The first major indication that Haken have taken a right turn musically comes with The Alphabet Of Me. The start of this track could easily be mistaken as an EDM song. The keyboard stabs over a heavily processed drum pattern with a gorgeous clean guitar riff underscoring the entire thing. It just makes you smile. As the verse continues, you realise that Ross is desperately trying to fit as many syllables into as short a space as possible. The chorus just soars, and if this is the new Haken, then I’ll have more of this, please.

Sempiternal Being really stretches Haken’s legs as they go from ultra melodic through to crushingly heavy in the blinking of an eye. The whole thing stops dead before a keyboard section leads us into clean guitar tapping then we have a wonderful guitar solo. This is the Haken we’ve come to know and love, but this time they’re on steroids. This is something else, indeed.

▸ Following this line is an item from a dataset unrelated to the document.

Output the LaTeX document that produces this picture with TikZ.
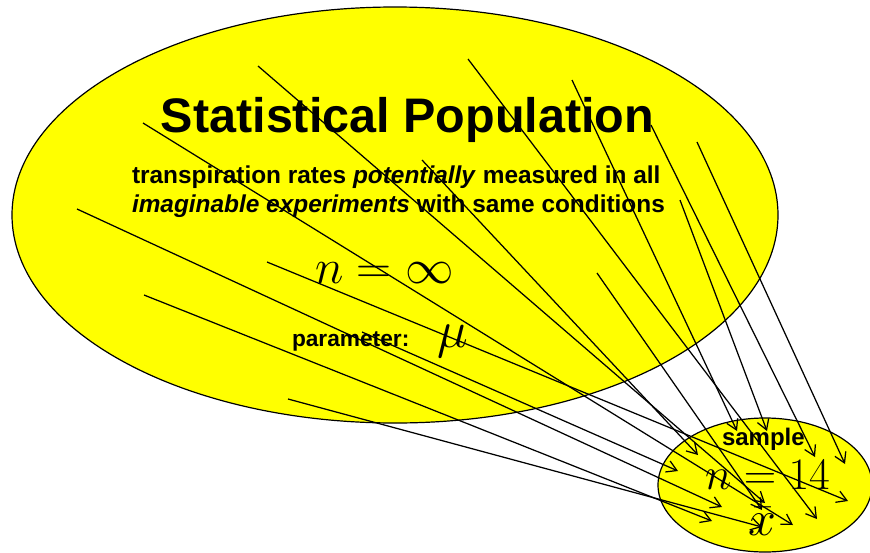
\RequirePackage{fix-cm}
\documentclass[tikz,border=0pt]{standalone}
\usepackage{fontspec}
\setmainfont{Liberation Sans}
\usetikzlibrary{arrows.meta}
\definecolor{popyellow}{HTML}{FFFF00}
\tikzset{
  blob/.style={draw=black, line width=1.2pt, fill=popyellow},
  arr/.style={line width=1.25pt, -{Straight Barb[length=10pt,width=12pt,line width=1.25pt]}},
  lbl/.style={inner sep=0pt, outer sep=0pt, font=\bfseries},
  mth/.style={inner sep=0pt, outer sep=0pt}
}
\begin{document}
\begin{tikzpicture}[x=1pt,y=-1pt]
\useasboundingbox (0,0) rectangle (870,552);
% ellipses
\draw[blob] (395,215) ellipse [x radius=383, y radius=208];
\draw[blob] (765,485) ellipse [x radius=107, y radius=67];
% texts
\node[lbl, anchor=base] (title) at (407.5,132) {\fontsize{48.5}{58}\selectfont Statistical Population};
\node[lbl, anchor=base west] (line1) at (132,183) {\fontsize{24.4}{29}\selectfont transpiration rates \textit{potentially} measured in all};
\node[lbl, anchor=base west] (line2) at (132,212) {\fontsize{24.4}{29}\selectfont \textit{imaginable experiments} with same conditions};
\node[mth, anchor=base west] (ninf) at (315,283) {\fontsize{48.5}{52}\selectfont $n=\infty$};
\node[lbl, anchor=base west] (param) at (292,346) {\fontsize{22.7}{26}\selectfont parameter:};
\node[mth, anchor=base west] (mu) at (437,347) {\fontsize{52}{56}\selectfont $\mu$};
\node[lbl, anchor=base west] (sample) at (722,445) {\fontsize{24}{28}\selectfont sample};
\node[mth, anchor=base west] (nsamp) at (705,489) {\fontsize{45}{50}\selectfont $n=14$};
\node[mth, anchor=base west] (xbar) at (748,535) {\fontsize{50}{54}\selectfont $\bar{x}$};
% start points (population members)
\coordinate (s1) at (258,66);
\coordinate (s2) at (143,123);
\coordinate (s3) at (77,209);
\coordinate (s4) at (144,295);
\coordinate (s5) at (267,262);
\coordinate (s6) at (288,399);
\coordinate (s7) at (468,59);
\coordinate (s8) at (572,80);
\coordinate (s9) at (422,160);
\coordinate (s10) at (697,142);
\coordinate (s11) at (680,200);
\coordinate (s12) at (597,273);
\coordinate (s13) at (362,332);
\coordinate (s14) at (651,125);
% end points (sample members)
\coordinate (t1) at (765,503);
\coordinate (t2) at (793,525);
\coordinate (t3) at (722,507);
\coordinate (t4) at (712,521);
\coordinate (t5) at (848,501);
\coordinate (t6) at (762,527);
\coordinate (t7) at (817,519);
\coordinate (t8) at (737,431);
\coordinate (t9) at (698,455);
\coordinate (t10) at (845,464);
\coordinate (t11) at (767,431);
\coordinate (t12) at (762,510);
\coordinate (t13) at (678,471);
\coordinate (t14) at (815,457);
% sampling arrows
\foreach \i in {1,...,14} {\draw[arr] (s\i) -- (t\i);}
\end{tikzpicture}
\end{document}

Beneath The White Rainbow and Islands In The Clouds again prove that Haken are leaving no musical stone unturned. The scope of ideas is just wonderful to hear.

The latest single, Lovebite, has a poppy feel to it, underscored by a scathing lyric regarding a female black widow spider devouring her mate.

Elephants Never Forget and Eyes Of Ebony close out the album, and they are two of Haken’s most ambitious songs to date. Both tracks are different in feel but contain everything the band has achieved up to now and stretched it that bit further.

The musicianship throughout all of Fauna is nothing short of staggering, and I don’t think I’ve heard Ross Jennings sing better than he does here.

Fauna doesn’t click with you straight away. Sure, there are loads of ‘oh my God’ moments when you first hear the album, but after multiple listens, it really sinks home.

As guitarist Charlie Griffiths told me recently regarding the track sequencing, “we actually thought of it as vinyl sides.” If you buy the vinyl version of Fauna, then you’re in for a treat, as you can get yourself lost in Dan Goldsworthy’s stunning album artwork.

Haken have always been at the forefront of British Progressive Metal, and with Fauna, they have set the bar even higher. Fauna is a cleverly dense layered beast of an album that constantly delights the listener.

Get yourself lost in the lush foliage that is Fauna.